§ **MATERIAL FOR THIS EXERCISE**
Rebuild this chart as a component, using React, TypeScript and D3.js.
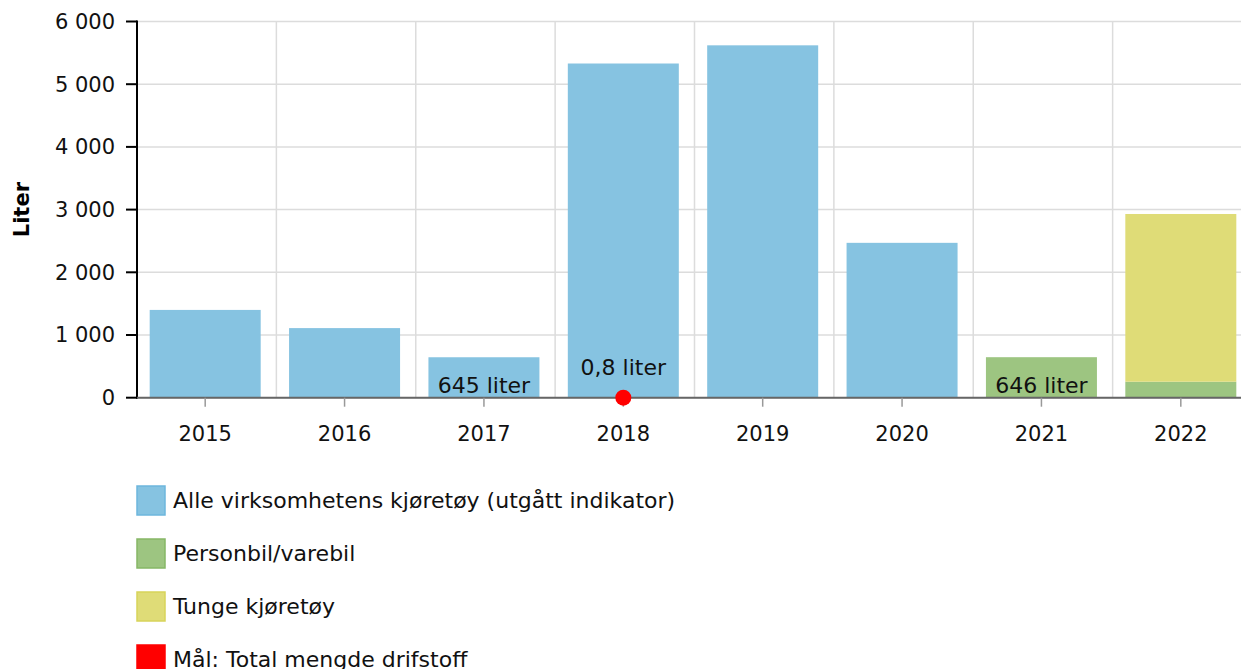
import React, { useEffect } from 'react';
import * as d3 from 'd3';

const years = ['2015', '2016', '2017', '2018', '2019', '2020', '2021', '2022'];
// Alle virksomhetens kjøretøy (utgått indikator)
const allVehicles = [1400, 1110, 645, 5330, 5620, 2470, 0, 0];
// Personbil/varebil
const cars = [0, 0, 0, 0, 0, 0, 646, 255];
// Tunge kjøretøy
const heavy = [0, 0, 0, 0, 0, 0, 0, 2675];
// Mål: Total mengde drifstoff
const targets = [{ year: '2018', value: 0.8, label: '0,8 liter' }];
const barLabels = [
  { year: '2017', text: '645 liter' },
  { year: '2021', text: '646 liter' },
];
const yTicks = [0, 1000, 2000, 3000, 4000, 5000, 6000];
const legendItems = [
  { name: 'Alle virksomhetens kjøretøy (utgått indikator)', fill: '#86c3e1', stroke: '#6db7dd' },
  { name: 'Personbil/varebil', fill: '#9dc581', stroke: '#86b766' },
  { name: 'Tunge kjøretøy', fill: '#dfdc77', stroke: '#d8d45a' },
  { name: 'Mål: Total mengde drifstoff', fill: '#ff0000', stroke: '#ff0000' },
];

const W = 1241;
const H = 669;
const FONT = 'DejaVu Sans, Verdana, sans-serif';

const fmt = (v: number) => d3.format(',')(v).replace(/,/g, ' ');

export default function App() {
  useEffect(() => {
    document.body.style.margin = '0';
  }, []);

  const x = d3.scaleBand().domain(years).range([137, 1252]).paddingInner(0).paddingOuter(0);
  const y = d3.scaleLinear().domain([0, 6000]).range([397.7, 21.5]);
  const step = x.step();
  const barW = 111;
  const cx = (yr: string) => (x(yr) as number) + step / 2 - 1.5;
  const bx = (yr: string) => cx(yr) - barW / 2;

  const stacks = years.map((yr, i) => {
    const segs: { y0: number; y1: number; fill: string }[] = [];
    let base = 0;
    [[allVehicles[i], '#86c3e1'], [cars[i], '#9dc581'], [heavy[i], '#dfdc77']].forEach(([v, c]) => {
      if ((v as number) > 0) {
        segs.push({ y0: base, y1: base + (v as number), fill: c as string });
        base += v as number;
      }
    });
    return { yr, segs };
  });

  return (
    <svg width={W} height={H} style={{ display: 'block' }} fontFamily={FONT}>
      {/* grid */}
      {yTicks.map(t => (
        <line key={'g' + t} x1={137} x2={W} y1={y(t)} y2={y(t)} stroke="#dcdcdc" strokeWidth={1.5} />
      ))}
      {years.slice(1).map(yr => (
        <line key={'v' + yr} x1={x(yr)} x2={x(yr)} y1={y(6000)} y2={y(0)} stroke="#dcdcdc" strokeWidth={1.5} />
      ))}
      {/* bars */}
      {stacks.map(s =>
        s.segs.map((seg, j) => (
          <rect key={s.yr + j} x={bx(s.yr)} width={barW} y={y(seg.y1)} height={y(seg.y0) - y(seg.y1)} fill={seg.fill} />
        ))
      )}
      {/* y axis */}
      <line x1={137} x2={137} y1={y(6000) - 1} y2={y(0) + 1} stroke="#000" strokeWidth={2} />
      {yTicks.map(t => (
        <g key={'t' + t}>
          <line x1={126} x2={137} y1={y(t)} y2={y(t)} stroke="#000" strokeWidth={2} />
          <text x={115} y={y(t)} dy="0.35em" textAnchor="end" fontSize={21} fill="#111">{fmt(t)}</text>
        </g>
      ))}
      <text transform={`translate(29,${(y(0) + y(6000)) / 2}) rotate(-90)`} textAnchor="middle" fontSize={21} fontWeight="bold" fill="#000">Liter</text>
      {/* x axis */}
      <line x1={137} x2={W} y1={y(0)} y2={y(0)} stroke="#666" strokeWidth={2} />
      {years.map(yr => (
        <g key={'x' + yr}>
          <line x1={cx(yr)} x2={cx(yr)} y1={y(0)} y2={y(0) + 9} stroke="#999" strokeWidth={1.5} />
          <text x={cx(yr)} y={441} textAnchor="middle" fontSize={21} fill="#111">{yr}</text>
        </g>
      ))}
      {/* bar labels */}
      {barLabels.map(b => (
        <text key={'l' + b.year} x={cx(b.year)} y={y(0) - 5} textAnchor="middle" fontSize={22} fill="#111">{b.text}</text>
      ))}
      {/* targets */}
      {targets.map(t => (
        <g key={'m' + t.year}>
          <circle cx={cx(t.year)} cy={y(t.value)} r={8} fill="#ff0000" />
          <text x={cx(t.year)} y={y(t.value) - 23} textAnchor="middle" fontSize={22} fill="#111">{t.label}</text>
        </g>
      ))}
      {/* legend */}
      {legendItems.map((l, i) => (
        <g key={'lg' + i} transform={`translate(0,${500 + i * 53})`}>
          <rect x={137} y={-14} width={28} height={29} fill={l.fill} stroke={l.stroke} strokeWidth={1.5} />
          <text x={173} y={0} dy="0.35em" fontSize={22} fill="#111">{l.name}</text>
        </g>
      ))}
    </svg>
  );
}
* * *
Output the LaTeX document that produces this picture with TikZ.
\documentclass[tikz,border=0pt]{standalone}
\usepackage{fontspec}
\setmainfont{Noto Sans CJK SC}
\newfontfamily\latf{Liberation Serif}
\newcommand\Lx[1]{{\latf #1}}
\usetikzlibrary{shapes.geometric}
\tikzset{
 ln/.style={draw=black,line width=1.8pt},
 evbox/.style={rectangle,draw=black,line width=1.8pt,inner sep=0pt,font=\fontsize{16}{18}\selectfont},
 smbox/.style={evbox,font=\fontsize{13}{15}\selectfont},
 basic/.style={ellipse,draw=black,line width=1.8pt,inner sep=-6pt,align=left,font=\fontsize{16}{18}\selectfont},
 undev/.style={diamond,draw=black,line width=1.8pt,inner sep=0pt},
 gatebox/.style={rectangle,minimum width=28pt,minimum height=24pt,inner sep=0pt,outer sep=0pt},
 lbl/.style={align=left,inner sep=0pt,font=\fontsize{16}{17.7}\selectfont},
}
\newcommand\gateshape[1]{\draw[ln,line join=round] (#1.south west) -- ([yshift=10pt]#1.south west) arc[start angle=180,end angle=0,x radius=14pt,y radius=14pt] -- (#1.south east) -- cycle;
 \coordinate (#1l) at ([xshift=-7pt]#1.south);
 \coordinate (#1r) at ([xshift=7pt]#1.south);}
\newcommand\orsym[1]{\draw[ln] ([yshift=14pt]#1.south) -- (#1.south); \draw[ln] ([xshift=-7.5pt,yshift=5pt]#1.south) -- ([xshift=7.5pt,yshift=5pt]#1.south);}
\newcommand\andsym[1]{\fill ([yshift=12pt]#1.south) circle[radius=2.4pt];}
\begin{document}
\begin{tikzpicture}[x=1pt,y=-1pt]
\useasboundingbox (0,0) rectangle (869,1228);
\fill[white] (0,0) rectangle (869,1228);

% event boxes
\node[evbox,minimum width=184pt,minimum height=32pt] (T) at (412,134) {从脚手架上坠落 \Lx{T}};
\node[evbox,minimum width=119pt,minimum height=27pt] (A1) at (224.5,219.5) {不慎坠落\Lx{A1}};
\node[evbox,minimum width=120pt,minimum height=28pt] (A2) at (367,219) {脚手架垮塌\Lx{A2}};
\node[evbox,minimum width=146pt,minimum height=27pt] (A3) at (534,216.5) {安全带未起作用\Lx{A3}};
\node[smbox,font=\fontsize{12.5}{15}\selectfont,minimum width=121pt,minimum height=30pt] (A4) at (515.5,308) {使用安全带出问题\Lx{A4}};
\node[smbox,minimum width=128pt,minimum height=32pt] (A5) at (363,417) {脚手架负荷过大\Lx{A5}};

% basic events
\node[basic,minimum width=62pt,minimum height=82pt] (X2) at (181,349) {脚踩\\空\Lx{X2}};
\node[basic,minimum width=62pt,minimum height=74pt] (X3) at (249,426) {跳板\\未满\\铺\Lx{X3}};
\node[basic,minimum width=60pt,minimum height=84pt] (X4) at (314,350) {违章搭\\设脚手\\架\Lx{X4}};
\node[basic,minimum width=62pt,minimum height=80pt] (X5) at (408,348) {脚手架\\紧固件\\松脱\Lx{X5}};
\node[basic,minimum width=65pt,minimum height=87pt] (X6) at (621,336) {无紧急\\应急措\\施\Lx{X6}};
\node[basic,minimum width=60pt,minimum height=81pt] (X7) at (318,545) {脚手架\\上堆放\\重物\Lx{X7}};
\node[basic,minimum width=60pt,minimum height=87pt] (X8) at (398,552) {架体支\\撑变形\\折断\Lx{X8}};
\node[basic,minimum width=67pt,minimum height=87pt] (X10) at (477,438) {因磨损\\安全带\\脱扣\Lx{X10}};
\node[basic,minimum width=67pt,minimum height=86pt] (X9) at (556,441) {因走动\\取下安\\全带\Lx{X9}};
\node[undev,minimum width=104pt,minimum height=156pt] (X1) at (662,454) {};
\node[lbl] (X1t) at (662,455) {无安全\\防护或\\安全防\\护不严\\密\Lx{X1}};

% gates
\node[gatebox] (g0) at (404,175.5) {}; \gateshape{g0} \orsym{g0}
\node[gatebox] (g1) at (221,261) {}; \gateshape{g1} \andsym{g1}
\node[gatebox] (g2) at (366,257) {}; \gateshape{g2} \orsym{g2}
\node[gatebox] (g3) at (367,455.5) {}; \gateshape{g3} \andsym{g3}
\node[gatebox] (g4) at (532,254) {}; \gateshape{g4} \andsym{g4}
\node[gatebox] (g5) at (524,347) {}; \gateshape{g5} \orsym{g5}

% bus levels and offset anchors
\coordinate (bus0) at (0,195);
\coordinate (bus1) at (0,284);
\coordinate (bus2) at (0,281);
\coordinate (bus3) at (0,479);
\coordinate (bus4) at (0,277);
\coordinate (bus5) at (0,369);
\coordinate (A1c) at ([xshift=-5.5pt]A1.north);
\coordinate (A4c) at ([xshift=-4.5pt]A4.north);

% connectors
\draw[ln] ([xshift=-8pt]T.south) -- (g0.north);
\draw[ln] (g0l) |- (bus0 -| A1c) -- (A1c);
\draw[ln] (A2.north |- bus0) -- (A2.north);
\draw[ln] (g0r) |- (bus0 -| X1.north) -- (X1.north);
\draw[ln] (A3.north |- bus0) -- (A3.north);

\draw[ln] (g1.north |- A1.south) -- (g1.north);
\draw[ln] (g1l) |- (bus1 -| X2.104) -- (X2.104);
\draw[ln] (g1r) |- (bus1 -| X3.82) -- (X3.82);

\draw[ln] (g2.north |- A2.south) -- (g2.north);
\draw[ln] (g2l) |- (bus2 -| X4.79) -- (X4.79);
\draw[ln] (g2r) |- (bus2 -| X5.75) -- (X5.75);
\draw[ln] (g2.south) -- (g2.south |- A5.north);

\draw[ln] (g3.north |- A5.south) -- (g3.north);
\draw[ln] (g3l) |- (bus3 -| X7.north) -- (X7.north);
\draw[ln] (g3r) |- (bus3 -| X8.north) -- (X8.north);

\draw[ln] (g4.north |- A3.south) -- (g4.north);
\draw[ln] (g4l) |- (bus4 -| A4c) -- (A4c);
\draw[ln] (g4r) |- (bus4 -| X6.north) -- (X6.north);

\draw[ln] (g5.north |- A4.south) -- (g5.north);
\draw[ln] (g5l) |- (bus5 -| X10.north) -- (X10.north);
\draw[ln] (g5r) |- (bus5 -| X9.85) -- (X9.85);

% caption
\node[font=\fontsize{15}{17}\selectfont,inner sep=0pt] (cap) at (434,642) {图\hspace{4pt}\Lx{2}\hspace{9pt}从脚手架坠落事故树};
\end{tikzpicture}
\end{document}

§ **INSTRUCTIONS FOR THE TASK**
Give back exactly the lines from the one containing "Rebuild this chart" to the one containing "import * as d3 from 'd3';", both included, and no pictures.

§ **RESULT OF THIS EXERCISE**
Rebuild this chart as a component, using React, TypeScript and D3.js.
import React, { useEffect } from 'react';
import * as d3 from 'd3';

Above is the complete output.